Behavior Trees sequencer

Hey guys, so I was wondering if someone could clear something up for my regarding the sequencer in the behavior tree. I’ve read through the manual and I’m basing my question off of this nice little sample project:

Here’s my understanding so far. A sequencer will execute all of its children nodes from left to right and will return false when one of the children return false.

So essentially, it’s: try to execute the first task, if it returns successfully move on to the next task.

Here’s the part that confused me a bit. In the above project, he posted a picture of his final behavior tree

Let’s just use the very first child node as an example. If the ball is in the goal, the character should either celebrate or shrug depending on if was the actor’s goal or not. But according to how a sequencer works, the leftmost action is to celebrate. If that returns true, the actor should then…shrug? Because a sequencer moves on to the next task if the first task returns successfully. So the actor would celebrate and shrug? Doesn’t a sequencer run until a task fails, in which case you would never reach the shrug option without celebrate succeeding first…

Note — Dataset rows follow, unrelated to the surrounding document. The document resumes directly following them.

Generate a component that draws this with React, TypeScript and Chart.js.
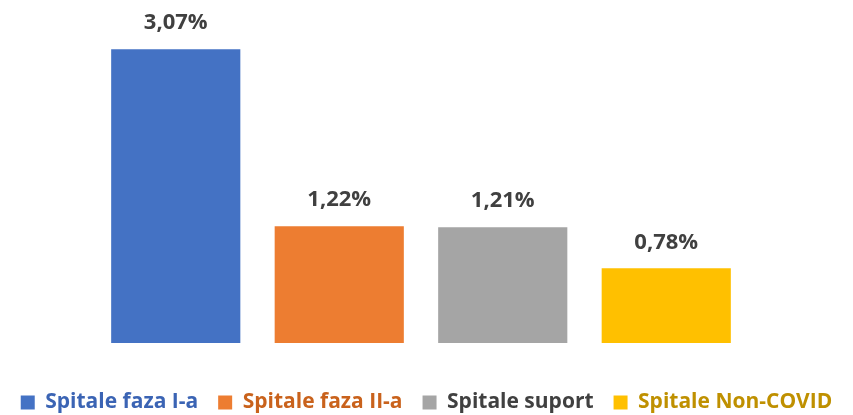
import React, { useEffect, useRef } from "react";
import { Chart, registerables } from "chart.js";

Chart.register(...registerables);

const categories = ["Spitale faza I-a", "Spitale faza II-a", "Spitale suport", "Spitale Non-COVID"];
const values = [3.07, 1.22, 1.21, 0.78];
const barColors = ["#4472C4", "#ED7D31", "#A5A5A5", "#FFC000"];
const legendTextColors = ["#3B64B4", "#C9621C", "#404040", "#BF9000"];

const FONT = "'Open Sans', sans-serif";

const valueLabels = {
  id: "valueLabels",
  afterDatasetsDraw(chart: any) {
    const ctx = chart.ctx;
    const meta = chart.getDatasetMeta(0);
    ctx.save();
    ctx.font = `bold 22px ${FONT}`;
    ctx.fillStyle = "#404040";
    ctx.textAlign = "center";
    ctx.textBaseline = "middle";
    meta.data.forEach((el: any, i: number) => {
      const v = chart.data.datasets[0].data[i] as number;
      ctx.fillText(v.toFixed(2).replace(".", ",") + "%", el.x, el.y - 26);
    });
    ctx.restore();
  },
};

export default function App() {
  const ref = useRef<HTMLCanvasElement | null>(null);
  useEffect(() => {
    if (!ref.current) return;
    const chart = new Chart(ref.current, {
      type: "bar",
      data: {
        labels: categories,
        datasets: [
          {
            data: values,
            backgroundColor: barColors,
            categoryPercentage: 1,
            barPercentage: 0.79,
          },
        ],
      },
      options: {
        animation: false,
        responsive: true,
        maintainAspectRatio: false,
        layout: { padding: { top: 8, bottom: -8, left: 0, right: 0 } },
        plugins: {
          tooltip: { enabled: false },
          legend: {
            position: "bottom",
            labels: {
              font: { family: FONT, size: 21, weight: "bold" },
              boxWidth: 14,
              boxHeight: 14,
              padding: 20,
              generateLabels: () =>
                categories.map((c, i) => ({
                  text: c,
                  fillStyle: barColors[i],
                  strokeStyle: barColors[i],
                  lineWidth: 0,
                  fontColor: legendTextColors[i],
                  hidden: false,
                  index: i,
                })),
            },
          },
        },
        scales: {
          x: {
            display: true,
            grid: { display: false },
            border: { display: false },
            ticks: { display: false },
            afterFit: (s: any) => {
              s.height = 29;
            },
          },
          y: {
            display: true,
            min: 0,
            max: 3.5,
            grid: { display: false },
            border: { display: false },
            ticks: { display: false },
            afterFit: (s: any) => {
              s.width = 94;
            },
          },
          y2: {
            display: true,
            position: "right",
            grid: { display: false },
            border: { display: false },
            ticks: { display: false },
            afterFit: (s: any) => {
              s.width = 105;
            },
          },
        },
      },
      plugins: [valueLabels],
    });
    return () => chart.destroy();
  }, []);
  return (
    <div style={{ position: "fixed", left: 0, top: 0, width: 853, height: 415, background: "#fff" }}>
      <canvas ref={ref} />
    </div>
  );
}
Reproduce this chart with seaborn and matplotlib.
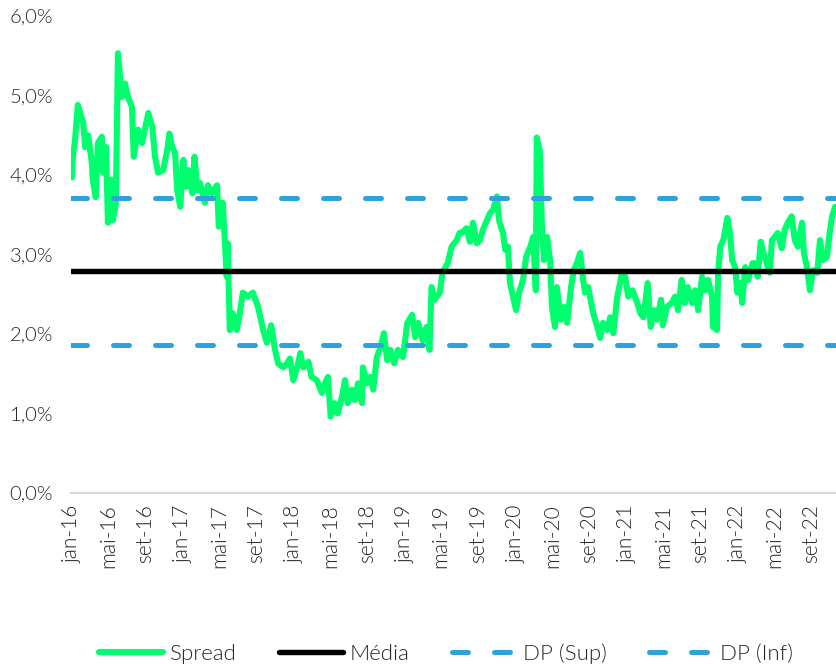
import numpy as np
import pandas as pd
import matplotlib
matplotlib.use('Agg')
import matplotlib.pyplot as plt
from matplotlib.ticker import FuncFormatter
import seaborn as sb

#-------------------------------------------------------------------------------------------------
# dados
#-------------------------------------------------------------------------------------------------
datas = ['2016-01-04', '2016-01-07', '2016-01-13', '2016-01-23', '2016-02-10', '2016-02-16', '2016-02-26',
         '2016-03-09', '2016-03-12', '2016-03-22', '2016-03-29', '2016-04-11', '2016-04-15', '2016-04-25',
         '2016-05-01', '2016-05-11', '2016-05-17', '2016-05-27', '2016-06-03', '2016-06-16', '2016-06-26',
         '2016-07-06', '2016-07-19', '2016-07-25', '2016-08-08', '2016-08-21', '2016-09-01', '2016-09-11',
         '2016-09-24', '2016-10-03', '2016-10-13', '2016-10-30', '2016-11-12', '2016-11-19', '2016-11-29',
         '2016-12-08', '2016-12-15', '2016-12-25', '2017-01-04', '2017-01-14', '2017-01-21', '2017-02-03',
         '2017-02-10', '2017-02-20', '2017-02-28', '2017-03-16', '2017-03-26', '2017-04-08', '2017-04-25',
         '2017-05-01', '2017-05-14', '2017-05-21', '2017-05-27', '2017-05-30', '2017-06-06', '2017-06-16',
         '2017-06-29', '2017-07-09', '2017-07-19', '2017-08-05', '2017-08-21', '2017-09-07', '2017-09-24',
         '2017-10-06', '2017-10-20', '2017-11-02', '2017-11-12', '2017-11-29', '2017-12-11', '2017-12-21',
         '2018-01-01', '2018-01-14', '2018-01-24', '2018-02-03', '2018-02-20', '2018-03-02', '2018-03-19',
         '2018-04-05', '2018-04-15', '2018-04-25', '2018-05-04', '2018-05-17', '2018-05-27', '2018-06-10',
         '2018-06-20', '2018-06-29', '2018-07-12', '2018-07-22', '2018-08-02', '2018-08-15', '2018-08-18',
         '2018-09-01', '2018-09-11', '2018-09-21', '2018-10-03', '2018-10-16', '2018-10-26', '2018-11-06',
         '2018-11-16', '2018-11-29', '2018-12-11', '2018-12-28', '2019-01-11', '2019-01-27', '2019-02-06',
         '2019-02-16', '2019-03-02', '2019-03-16', '2019-03-25', '2019-04-01', '2019-04-11', '2019-04-28',
         '2019-05-07', '2019-05-24', '2019-06-06', '2019-06-23', '2019-07-02', '2019-07-12', '2019-07-25',
         '2019-08-05', '2019-08-15', '2019-08-28', '2019-09-07', '2019-09-17', '2019-09-30', '2019-10-10',
         '2019-10-20', '2019-11-02', '2019-11-09', '2019-11-22', '2019-11-29', '2019-12-08', '2019-12-15',
         '2019-12-25', '2020-01-04', '2020-01-14', '2020-01-27', '2020-02-06', '2020-02-20', '2020-02-29',
         '2020-03-09', '2020-03-12', '2020-03-22', '2020-03-29', '2020-04-05', '2020-04-15', '2020-04-25',
         '2020-05-01', '2020-05-11', '2020-05-17', '2020-05-31', '2020-06-10', '2020-06-20', '2020-07-03',
         '2020-07-12', '2020-07-22', '2020-08-02', '2020-08-12', '2020-08-18', '2020-08-28', '2020-09-14',
         '2020-09-27', '2020-10-07', '2020-10-16', '2020-10-30', '2020-11-09', '2020-11-19', '2020-12-02',
         '2020-12-18', '2020-12-28', '2021-01-07', '2021-01-21', '2021-02-06', '2021-02-16', '2021-02-26',
         '2021-03-12', '2021-03-22', '2021-04-02', '2021-04-11', '2021-04-25', '2021-05-01', '2021-05-14',
         '2021-05-30', '2021-06-10', '2021-06-20', '2021-07-02', '2021-07-12', '2021-07-22', '2021-08-05',
         '2021-08-15', '2021-08-25', '2021-09-07', '2021-09-17', '2021-09-27', '2021-10-10', '2021-10-13',
         '2021-10-26', '2021-10-30', '2021-11-06', '2021-11-16', '2021-11-29', '2021-12-08', '2021-12-15',
         '2021-12-25', '2022-01-01', '2022-01-11', '2022-01-17', '2022-01-27', '2022-02-06', '2022-02-20',
         '2022-02-28', '2022-03-09', '2022-03-19', '2022-03-25', '2022-04-08', '2022-04-18', '2022-04-25',
         '2022-05-04', '2022-05-14', '2022-05-27', '2022-06-06', '2022-06-16', '2022-06-29', '2022-07-09',
         '2022-07-19', '2022-08-02', '2022-08-08', '2022-08-18', '2022-08-28', '2022-09-07', '2022-09-21',
         '2022-09-30', '2022-10-10', '2022-10-23', '2022-10-30', '2022-11-09', '2022-11-19', '2022-11-25']

spread = [3.97, 4.25, 4.40, 4.88, 4.65, 4.35, 4.50,
          4.15, 3.94, 3.72, 4.40, 4.48, 4.03, 4.35,
          3.40, 3.94, 3.43, 3.64, 5.53, 4.98, 5.15,
          4.98, 4.86, 4.23, 4.57, 4.40, 4.60, 4.78,
          4.60, 4.23, 4.03, 4.06, 4.31, 4.52, 4.35,
          4.28, 3.81, 3.60, 4.19, 3.85, 4.06, 3.77,
          4.23, 3.81, 3.90, 3.65, 3.87, 3.77, 3.87,
          3.35, 3.65, 3.14, 2.72, 3.14, 2.05, 2.26,
          2.05, 2.26, 2.52, 2.47, 2.52, 2.34, 2.05,
          1.89, 2.11, 1.80, 1.63, 1.58, 1.63, 1.69,
          1.42, 1.58, 1.76, 1.58, 1.65, 1.46, 1.42,
          1.26, 1.38, 1.46, 0.96, 1.13, 1.00, 1.21,
          1.42, 1.13, 1.30, 1.17, 1.38, 1.13, 1.58,
          1.38, 1.46, 1.30, 1.71, 1.84, 2.01, 1.67,
          1.80, 1.63, 1.80, 1.71, 2.14, 2.24, 1.96,
          2.14, 1.92, 2.09, 1.80, 2.59, 2.43, 2.52,
          2.77, 2.89, 3.10, 3.18, 3.27, 3.28, 3.33,
          3.16, 3.40, 3.14, 3.18, 3.31, 3.43, 3.52,
          3.56, 3.73, 3.43, 3.27, 3.06, 3.10, 2.64,
          2.47, 2.30, 2.52, 2.68, 2.97, 3.10, 3.22,
          2.55, 4.47, 4.31, 3.35, 2.93, 3.22, 2.93,
          2.34, 2.09, 2.59, 2.18, 2.34, 2.14, 2.59,
          2.80, 2.89, 3.02, 2.68, 2.52, 2.59, 2.26,
          2.09, 1.95, 2.14, 2.05, 2.21, 2.01, 2.47,
          2.77, 2.72, 2.47, 2.55, 2.39, 2.26, 2.21,
          2.64, 2.09, 2.30, 2.18, 2.43, 2.11, 2.34,
          2.39, 2.47, 2.30, 2.68, 2.39, 2.59, 2.39,
          2.55, 2.30, 2.72, 2.55, 2.68, 2.47, 2.09,
          2.05, 2.77, 3.10, 3.18, 3.46, 3.27, 2.93,
          2.84, 2.52, 2.64, 2.39, 2.84, 2.68, 2.89,
          2.89, 2.72, 3.16, 3.06, 2.89, 2.77, 3.18,
          3.22, 3.27, 3.08, 3.31, 3.40, 3.48, 3.18,
          3.10, 3.40, 3.02, 2.84, 2.55, 2.80, 2.77,
          3.18, 2.93, 2.97, 3.22, 3.48, 3.60, 3.55]

media = 2.79
dp_sup = 3.71
dp_inf = 1.86

meses_pt = ['jan', 'fev', 'mar', 'abr', 'mai', 'jun', 'jul', 'ago', 'set', 'out', 'nov', 'dez']

df = pd.DataFrame({'data': pd.to_datetime(datas), 'spread': spread})

#-------------------------------------------------------------------------------------------------
# grafico
#-------------------------------------------------------------------------------------------------
sb.set_style('white')
plt.rcParams['font.family'] = ['Lato', 'DejaVu Sans']
plt.rcParams['font.weight'] = 300
cinza = '#262626'

fig = plt.figure(figsize=(8.37, 6.64), dpi=100)
ax = fig.add_axes([0.085, 0.2575, 0.915, 0.7185])

sb.lineplot(data=df, x='data', y='spread', ax=ax, color='#00FF6E', linewidth=4.4,
            label='Spread', solid_capstyle='round', solid_joinstyle='round', zorder=3)
ax.axhline(media, color='black', linewidth=3.9, label='Média', zorder=4)
ax.axhline(dp_sup, color='#2EA3DB', linewidth=3.6, dashes=(3.2, 5.2), dash_capstyle='round',
           label='DP (Sup)', zorder=5)
ax.axhline(dp_inf, color='#2EA3DB', linewidth=3.6, dashes=(3.2, 5.2), dash_capstyle='round',
           label='DP (Inf)', zorder=5)

ax.set_ylim(0, 6)
ax.set_xlim(pd.Timestamp('2016-01-01'), pd.Timestamp('2022-11-25'))
ax.set_yticks(np.arange(0, 7, 1))
ax.yaxis.set_major_formatter(FuncFormatter(lambda v, p: f'{v:.1f}%'.replace('.', ',')))

ticks = pd.date_range('2016-01-01', '2022-09-01', freq='4MS')
ax.set_xticks(ticks)
ax.set_xticklabels([f'{meses_pt[t.month - 1]}-{t.strftime("%y")}' for t in ticks], rotation=90)

ax.tick_params(axis='y', length=0, pad=13, labelsize=14.5, labelcolor=cinza)
ax.tick_params(axis='x', length=0, pad=8, labelsize=15, labelcolor=cinza)
ax.set_xlabel('')
ax.set_ylabel('')

for s in ['top', 'right', 'left']:
    ax.spines[s].set_visible(False)
ax.spines['bottom'].set_color('#D9D9D9')
ax.spines['bottom'].set_linewidth(1.5)

leg = fig.legend(*ax.get_legend_handles_labels(), loc='center', bbox_to_anchor=(0.533, 0.016),
                 ncol=4, frameon=False, fontsize=16, handlelength=2.9, handletextpad=0.3,
                 columnspacing=1.9, borderpad=0)
for t in leg.get_texts():
    t.set_color(cinza)
ax.get_legend().remove()

fig.savefig('out.png', dpi=100)
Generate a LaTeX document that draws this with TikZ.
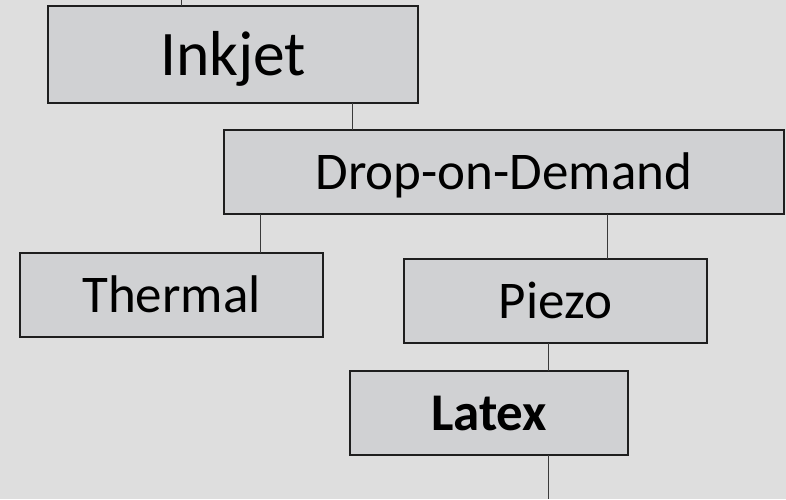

I’m trying to figure out why you would use a sequencer instead of another selector. The way he has it set up is a lot more concise than what I was thinking, which would require two selectors (check if ball is in the goal, check if it’s your own goal). I think I’m misunderstanding something trivial here…

EDIT: So I downloaded the project itself and realized that he put some of the extra logic in the blueprint for the celebrate task itself (namely, check if the actor’s team scored). I guess my new question is, is there a preferred convention? It seems like keeping most of the logic checks (true/false, less than, equal to, etc) in the behavior tree itself and out of the blueprints would be the simplest route. Is it basically sequencer = two selectors? Kind of how like 3 NAND gates is an OR gate (non-EE people ignore me)

I was about to respond, that there might be a hidden logic in the task implementations, and that would be a reason this worked. Just like you commented :slight_smile:

This is a bad thing to do mainly because it’s confusing, and it’s distributing logic to multiple places. Using sequence here doesn’t make much sense - does the “celebrate” task can fail? If so, does this mean no “shrug” neither? Unless this behavior tree relies solely on task return values to control BT flow which is again confusing since I don’t see “condition tasks”, just tasks that can succeed or fail. I guess the only reason this is structured this way is that this one BT controls both teams in some way?

To sum up, I highly encourage using decorators for conditioning BT control flow, or at least having dedicated tasks for condition checking rather then secretly embedding them inside the tasks.